On Oct 26, 2010, at 9:58 AM, Chris Engel wrote:

> Brian,
> 
> The point I'm trying to make is why should individuals feel compelled to 
> oppose the creation of a standard simply because that standard is only 
> applicable to a particular scope of usage cases.

what's this about feeling compelled?  why shouldn't individuals object to IETF 
endorsement of things that have been demonstrated to cause harm to the Internet?

nobody is telling you that you can't have NATs in your network.   you're free 
to do what you want there.  but you seem to think that you can demand IETF 
endorsement not only of NATs but of the kinds of NATs you want to use.  this is 
utterly bizarre.

you say you want consistent behavior of NATs.  ideally, the consistent behavior 
should be one where there is no NAT involved.  use of NAT should be the odd 
corner case, which will inherently vary from one situation to the next.   it's 
inherently difficult to standardize those cases.

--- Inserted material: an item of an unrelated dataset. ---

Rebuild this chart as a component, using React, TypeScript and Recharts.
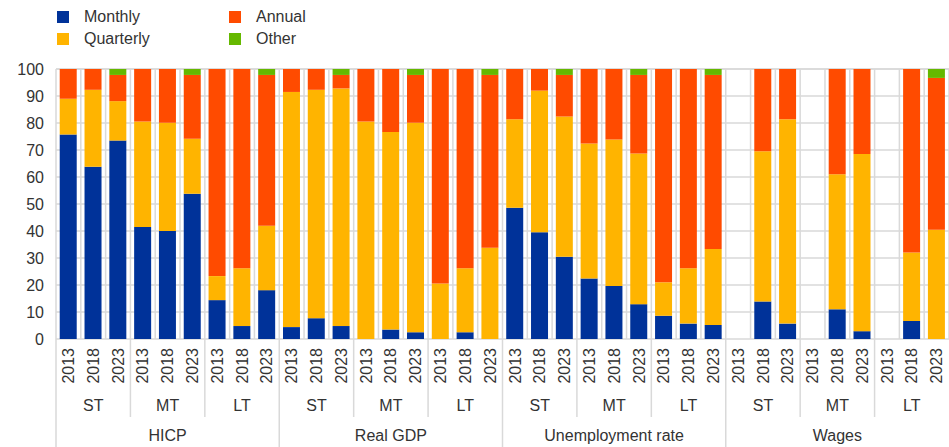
import React from 'react';
import { BarChart, Bar, XAxis, YAxis, CartesianGrid } from 'recharts';

const groups = ['HICP', 'Real GDP', 'Unemployment rate', 'Wages'];
const horizons = ['ST', 'MT', 'LT'];
const vintages = ['2013', '2018', '2023'];

const monthly = [
  75.7, 63.8, 73.5, 41.5, 40.0, 53.8, 14.4, 4.8, 18.1,
  4.4, 7.7, 4.8, 0, 3.5, 2.5, 0, 2.5, 0,
  48.6, 39.5, 30.5, 22.4, 19.6, 12.9, 8.6, 5.7, 5.2,
  0, 13.9, 5.7, 0, 11.0, 2.9, 0, 6.7, 0,
];
const quarterly = [
  13.3, 28.5, 14.6, 39.1, 40.1, 20.4, 8.9, 21.4, 23.8,
  87.1, 84.6, 88.0, 80.6, 73.2, 77.6, 20.6, 23.7, 33.8,
  32.8, 52.5, 51.9, 50.0, 54.3, 55.8, 12.4, 20.5, 28.1,
  0, 55.6, 75.7, 0, 50.0, 65.6, 0, 25.3, 40.5,
];
const annual = [
  11.0, 7.7, 9.7, 19.4, 19.9, 23.6, 76.7, 73.8, 55.9,
  8.5, 7.7, 5.0, 19.4, 23.3, 17.7, 79.4, 73.8, 64.0,
  18.6, 8.0, 15.4, 27.6, 26.1, 29.1, 79.0, 73.8, 64.5,
  0, 30.5, 18.6, 0, 39.0, 31.5, 0, 68.0, 56.2,
];
const other = [
  0, 0, 2.2, 0, 0, 2.2, 0, 0, 2.2,
  0, 0, 2.2, 0, 0, 2.2, 0, 0, 2.2,
  0, 0, 2.2, 0, 0, 2.2, 0, 0, 2.2,
  0, 0, 0, 0, 0, 0, 0, 0, 3.3,
];

const series = [
  { key: 'monthly', name: 'Monthly', color: '#003299' },
  { key: 'quarterly', name: 'Quarterly', color: '#FFB400' },
  { key: 'annual', name: 'Annual', color: '#FF4B00' },
  { key: 'other', name: 'Other', color: '#65B800' },
];

const yTicks = [0, 10, 20, 30, 40, 50, 60, 70, 80, 90, 100];

const data = groups.flatMap((g, gi) =>
  horizons.flatMap((h, hi) =>
    vintages.map((v, vi) => {
      const i = gi * 9 + hi * 3 + vi;
      return {
        id: i,
        year: v,
        horizon: h,
        group: g,
        monthly: monthly[i],
        quarterly: quarterly[i],
        annual: annual[i],
        other: other[i],
      };
    })
  )
);

const W = 949;
const H = 447;
const LEFT = 56;
const TOP = 69;
const BOTTOM = 108;
const N = data.length;
const CAT_W = (W - LEFT) / N;
const FONT = '"Liberation Sans", Arial, sans-serif';
const LINE = '#d9d9d9';
const TXT = '#333';

function XTick(props: any) {
  const { x, y, index } = props;
  const row = data[index];
  const left = x - CAT_W / 2;
  const axisY = y - 8;
  return (
    <g>
      <text
        transform={`translate(${x},${axisY + 9}) rotate(-90)`}
        textAnchor="end"
        dy="0.35em"
        fontSize={16}
        fill={TXT}
        fontFamily={FONT}
      >
        {row.year}
      </text>
      {index % 3 === 1 && (
        <text x={x} y={axisY + 66} textAnchor="middle" dy="0.35em" fontSize={16} fill={TXT} fontFamily={FONT}>
          {row.horizon}
        </text>
      )}
      {index % 9 === 4 && (
        <text x={x} y={axisY + 96} textAnchor="middle" dy="0.35em" fontSize={16} fill={TXT} fontFamily={FONT}>
          {row.group}
        </text>
      )}
      {index % 9 === 0 ? (
        <line x1={left} x2={left} y1={axisY} y2={H} stroke={LINE} strokeWidth={1.5} />
      ) : index % 3 === 0 ? (
        <line x1={left} x2={left} y1={axisY} y2={axisY + 78} stroke={LINE} strokeWidth={1.5} />
      ) : null}
    </g>
  );
}

export default function App() {
  return (
    <div style={{ position: 'absolute', left: 0, top: 0, width: W, height: H, background: '#fff', fontFamily: FONT }}>
      <div style={{ position: 'absolute', left: 57, top: 8, display: 'grid', gridTemplateColumns: '172px 120px', rowGap: 4 }}>
        {[series[0], series[2], series[1], series[3]].map((s) => (
          <div key={s.key} style={{ display: 'flex', alignItems: 'center', height: 18, fontSize: 16, color: TXT }}>
            <span style={{ display: 'inline-block', width: 12, height: 12, background: s.color, marginRight: 15 }} />
            {s.name}
          </div>
        ))}
      </div>
      <BarChart
        width={W}
        height={H}
        data={data}
        margin={{ top: TOP, right: 0, bottom: 0, left: 0 }}
        barCategoryGap="15%"
      >
        <CartesianGrid
          stroke={LINE}
          strokeWidth={1.5}
          verticalCoordinatesGenerator={({ offset }: any) =>
            Array.from({ length: N + 1 }, (_, i) => offset.left + (i * offset.width) / N)
          }
        />
        <XAxis
          dataKey="id"
          interval={0}
          axisLine={false}
          tickLine={false}
          height={BOTTOM}
          tick={<XTick />}
        />
        <YAxis
          width={LEFT}
          domain={[0, 100]}
          ticks={yTicks}
          interval={0}
          axisLine={false}
          tickLine={false}
          tickMargin={6}
          tick={{ fontSize: 16, fill: TXT, fontFamily: FONT }}
        />
        {series.map((s) => (
          <Bar key={s.key} dataKey={s.key} name={s.name} stackId="a" fill={s.color} isAnimationActive={false} />
        ))}
      </BarChart>
    </div>
  );
}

fwiw, I could support a standard that specifies consistent behavior of NATs, 
but only if it applies to _all_ NATs (i.e. those that claim to conform to the 
standard) and only if it imposes a burden on _all_ such NATs to make them 
explicitly visible to, and controllable by, hosts/applications in such a way 
that those hosts/applications can still work in terms of globally-scoped 
addresses.  

but IETF has never been good at telling people "if you must do this bad thing, 
please do it this way".   it has a hard enough time just getting people to 
understand the different levels of maturity for its standards for protocols 
that aren't believed to do harm.  for that matter, vendors probably don't want 
to implement a standard that claims to do harm.